- STORED DATA:
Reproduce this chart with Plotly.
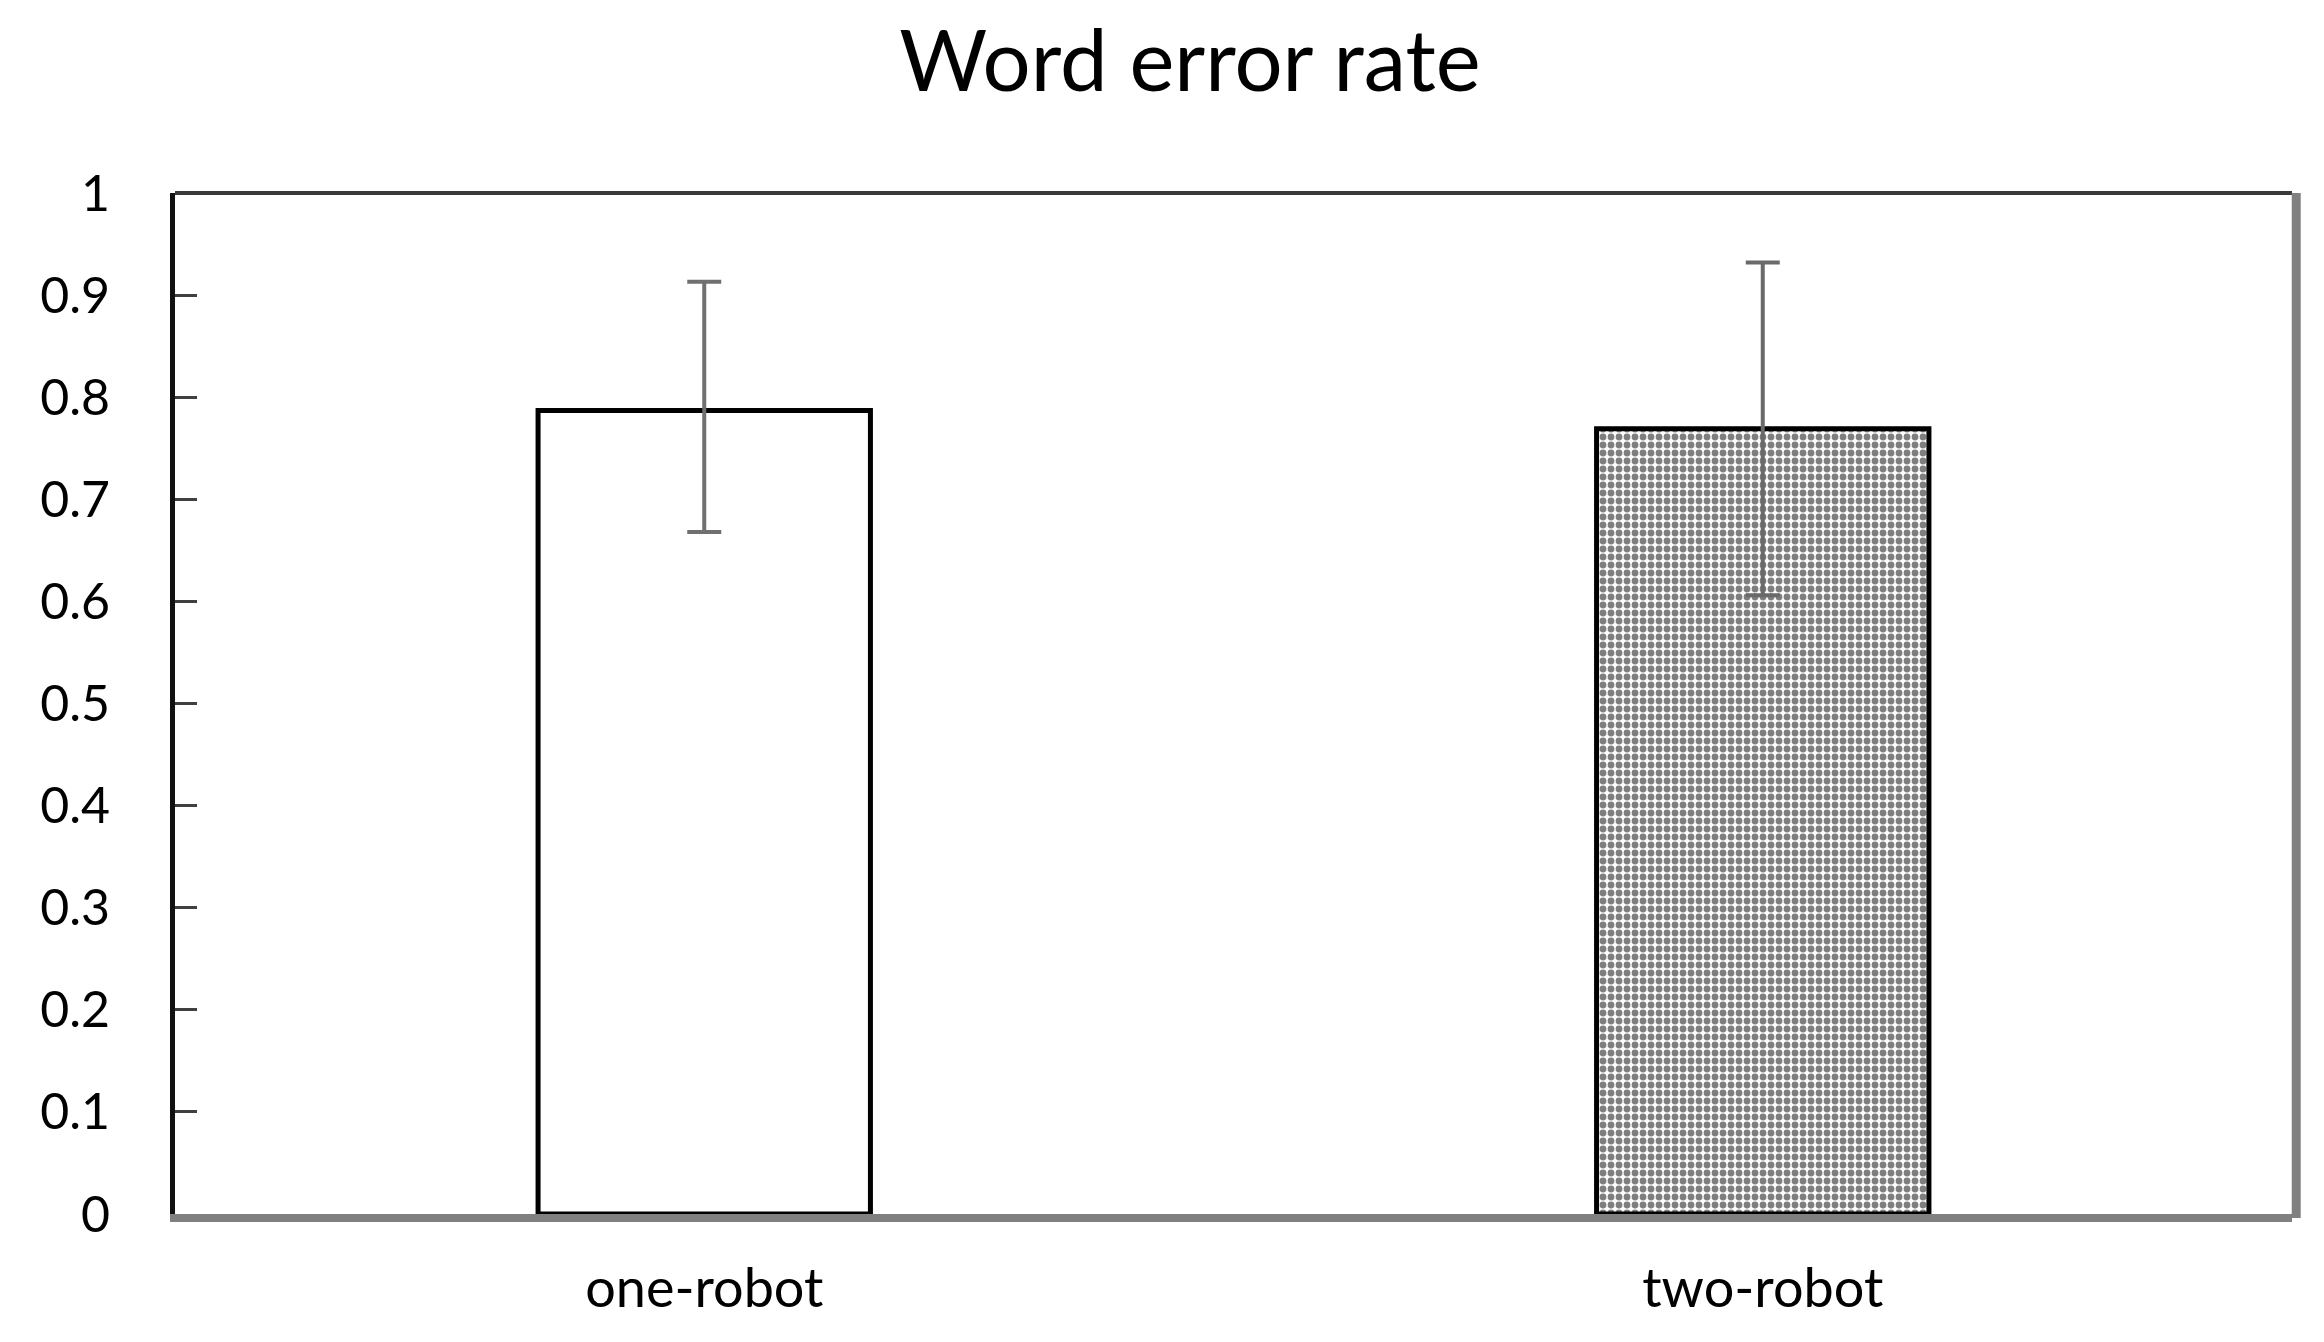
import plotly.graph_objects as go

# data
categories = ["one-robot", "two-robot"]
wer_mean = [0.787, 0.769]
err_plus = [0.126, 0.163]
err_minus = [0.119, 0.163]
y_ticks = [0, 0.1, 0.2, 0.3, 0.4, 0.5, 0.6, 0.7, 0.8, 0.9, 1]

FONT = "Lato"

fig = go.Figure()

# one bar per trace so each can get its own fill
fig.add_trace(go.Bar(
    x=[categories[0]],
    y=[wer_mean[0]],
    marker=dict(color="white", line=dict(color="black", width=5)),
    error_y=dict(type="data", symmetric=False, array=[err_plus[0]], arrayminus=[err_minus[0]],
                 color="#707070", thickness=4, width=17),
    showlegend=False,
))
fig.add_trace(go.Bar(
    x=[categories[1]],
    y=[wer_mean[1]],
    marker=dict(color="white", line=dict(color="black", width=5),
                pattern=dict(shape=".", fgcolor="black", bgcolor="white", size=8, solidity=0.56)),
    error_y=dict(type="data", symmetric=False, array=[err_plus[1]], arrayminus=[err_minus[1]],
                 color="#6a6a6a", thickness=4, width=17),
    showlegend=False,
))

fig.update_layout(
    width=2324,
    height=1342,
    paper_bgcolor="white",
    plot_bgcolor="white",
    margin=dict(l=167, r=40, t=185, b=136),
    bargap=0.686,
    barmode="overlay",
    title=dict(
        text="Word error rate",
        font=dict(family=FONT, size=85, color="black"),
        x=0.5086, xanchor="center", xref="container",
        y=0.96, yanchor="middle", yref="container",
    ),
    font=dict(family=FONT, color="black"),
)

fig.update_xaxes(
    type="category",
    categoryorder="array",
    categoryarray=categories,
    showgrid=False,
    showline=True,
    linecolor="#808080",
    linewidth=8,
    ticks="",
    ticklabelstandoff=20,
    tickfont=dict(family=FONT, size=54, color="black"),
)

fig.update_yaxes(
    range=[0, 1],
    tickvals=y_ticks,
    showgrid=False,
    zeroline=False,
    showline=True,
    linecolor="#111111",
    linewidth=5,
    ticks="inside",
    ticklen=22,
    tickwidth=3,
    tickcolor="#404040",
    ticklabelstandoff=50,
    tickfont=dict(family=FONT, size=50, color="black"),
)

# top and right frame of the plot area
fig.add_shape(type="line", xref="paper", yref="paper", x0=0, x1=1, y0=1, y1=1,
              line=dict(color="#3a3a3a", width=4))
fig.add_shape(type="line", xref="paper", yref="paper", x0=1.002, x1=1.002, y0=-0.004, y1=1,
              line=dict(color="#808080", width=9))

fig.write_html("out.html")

- SET EXERCISE:
Print the listing above in full, exactly as written. Omit any pictures.

- EXERCISE ANSWER:
Reproduce this chart with Plotly.
import plotly.graph_objects as go

# data
categories = ["one-robot", "two-robot"]
wer_mean = [0.787, 0.769]
err_plus = [0.126, 0.163]
err_minus = [0.119, 0.163]
y_ticks = [0, 0.1, 0.2, 0.3, 0.4, 0.5, 0.6, 0.7, 0.8, 0.9, 1]

FONT = "Lato"

fig = go.Figure()

# one bar per trace so each can get its own fill
fig.add_trace(go.Bar(
    x=[categories[0]],
    y=[wer_mean[0]],
    marker=dict(color="white", line=dict(color="black", width=5)),
    error_y=dict(type="data", symmetric=False, array=[err_plus[0]], arrayminus=[err_minus[0]],
                 color="#707070", thickness=4, width=17),
    showlegend=False,
))
fig.add_trace(go.Bar(
    x=[categories[1]],
    y=[wer_mean[1]],
    marker=dict(color="white", line=dict(color="black", width=5),
                pattern=dict(shape=".", fgcolor="black", bgcolor="white", size=8, solidity=0.56)),
    error_y=dict(type="data", symmetric=False, array=[err_plus[1]], arrayminus=[err_minus[1]],
                 color="#6a6a6a", thickness=4, width=17),
    showlegend=False,
))

fig.update_layout(
    width=2324,
    height=1342,
    paper_bgcolor="white",
    plot_bgcolor="white",
    margin=dict(l=167, r=40, t=185, b=136),
    bargap=0.686,
    barmode="overlay",
    title=dict(
        text="Word error rate",
        font=dict(family=FONT, size=85, color="black"),
        x=0.5086, xanchor="center", xref="container",
        y=0.96, yanchor="middle", yref="container",
    ),
    font=dict(family=FONT, color="black"),
)

fig.update_xaxes(
    type="category",
    categoryorder="array",
    categoryarray=categories,
    showgrid=False,
    showline=True,
    linecolor="#808080",
    linewidth=8,
    ticks="",
    ticklabelstandoff=20,
    tickfont=dict(family=FONT, size=54, color="black"),
)

fig.update_yaxes(
    range=[0, 1],
    tickvals=y_ticks,
    showgrid=False,
    zeroline=False,
    showline=True,
    linecolor="#111111",
    linewidth=5,
    ticks="inside",
    ticklen=22,
    tickwidth=3,
    tickcolor="#404040",
    ticklabelstandoff=50,
    tickfont=dict(family=FONT, size=50, color="black"),
)

# top and right frame of the plot area
fig.add_shape(type="line", xref="paper", yref="paper", x0=0, x1=1, y0=1, y1=1,
              line=dict(color="#3a3a3a", width=4))
fig.add_shape(type="line", xref="paper", yref="paper", x0=1.002, x1=1.002, y0=-0.004, y1=1,
              line=dict(color="#808080", width=9))

fig.write_html("out.html")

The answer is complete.